The transition to a scalable model requires immediate focus on three sequenced workstreams:

  • Phase 1: Standardization (Months 1-3). Codify the 7-step methodology into a digital toolkit. This ensures that new hires and partners can maintain quality without constant oversight from the founders.
  • Phase 2: Integration (Months 3-6). Align with the sales teams of the parent collective. Train their account leads on how to identify BEworks opportunities within existing large-scale accounts.
  • Phase 3: Talent Industrialization (Months 6-12). Establish a formal pipeline with top-tier university labs to secure a steady flow of PhD talent, reducing the time-to-productivity for new consultants.

Key Constraints

  • The PhD Bottleneck: The supply of behavioral scientists who can effectively communicate with a Chief Marketing Officer is extremely limited. This is the primary limit on growth.
  • Client Risk Intolerance: Corporate budget holders often fear the optics of a failed experiment. Implementation must focus on framing experiments as risk reduction exercises rather than tests of success or failure.

Risk-Adjusted Implementation Strategy

To mitigate the risk of brand dilution during the scale-up, BEworks must implement a mandatory internal peer-review process for all experimental designs. This maintains the scientific standard even as the number of concurrent projects increases. Contingency plans should include a tiered service model where the most senior scientists only touch the highest-risk projects, while standardized experiments are handled by the broader team.


Executive Review and BLUF

BLUF

BEworks must pivot from a founder-centric boutique to an institutionalized scientific practice by integrating with a global strategic collective. The current model is unsustainable for growth because it depends on the limited bandwidth of elite academics. By utilizing the sales infrastructure of a larger organization and standardizing the 7-step experimental process, BEworks can secure market leadership before traditional management consultancies commoditize behavioral science. The recommendation is to finalize the partnership with the kyu collective immediately.

Dangerous Assumption

The most consequential unchallenged premise is that corporate demand for rigorous scientific experimentation is deep enough to support a large-scale firm. If clients only desire the marketing veneer of behavioral science without the rigorous and often slow experimental phase, the BEworks business model will face structural rejection as it attempts to scale beyond its initial early-adopter client base.

Unaddressed Risks

  • Intellectual Property Leakage: As the methodology is standardized and shared with partners in a collective, the risk of proprietary techniques being adopted by competitors increases. Probability: Medium.

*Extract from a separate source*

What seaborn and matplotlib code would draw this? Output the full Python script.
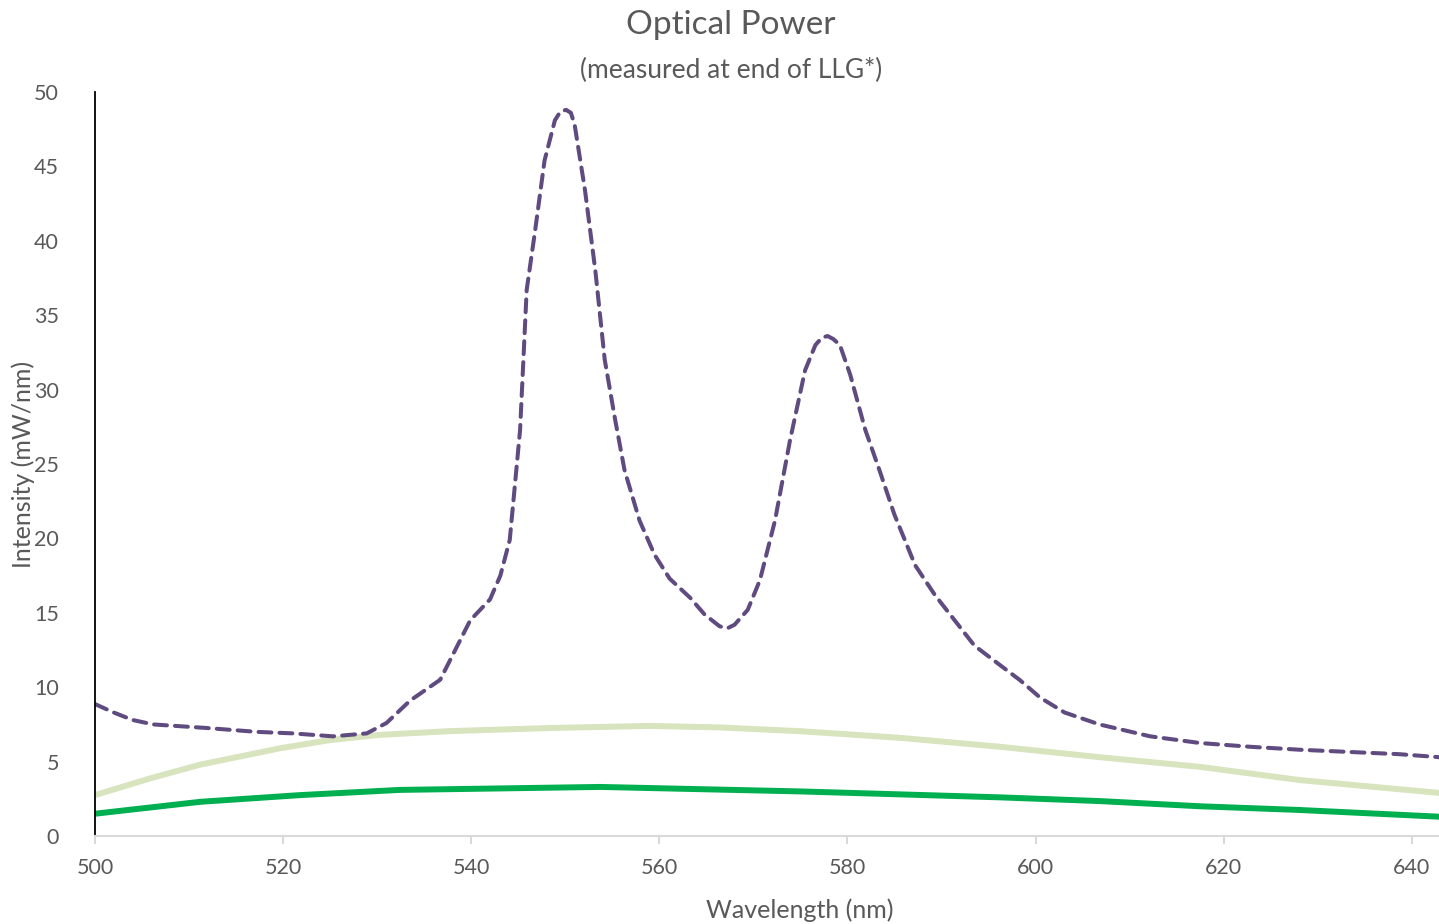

Consequence: High.
  • Founder Departure: The brand is heavily tied to the personal reputation of Dan Ariely. A reduction in his involvement during the transition to a collective could trigger a decline in perceived value by clients. Probability: Medium. Consequence: Critical.

Unconsidered Alternative

The team did not fully evaluate a licensing model where BEworks certifies other consulting firms to use its methodology. This would allow for rapid global expansion with zero headcount growth, though it would require a significant shift in the core identity of the firm from practitioners to certifiers.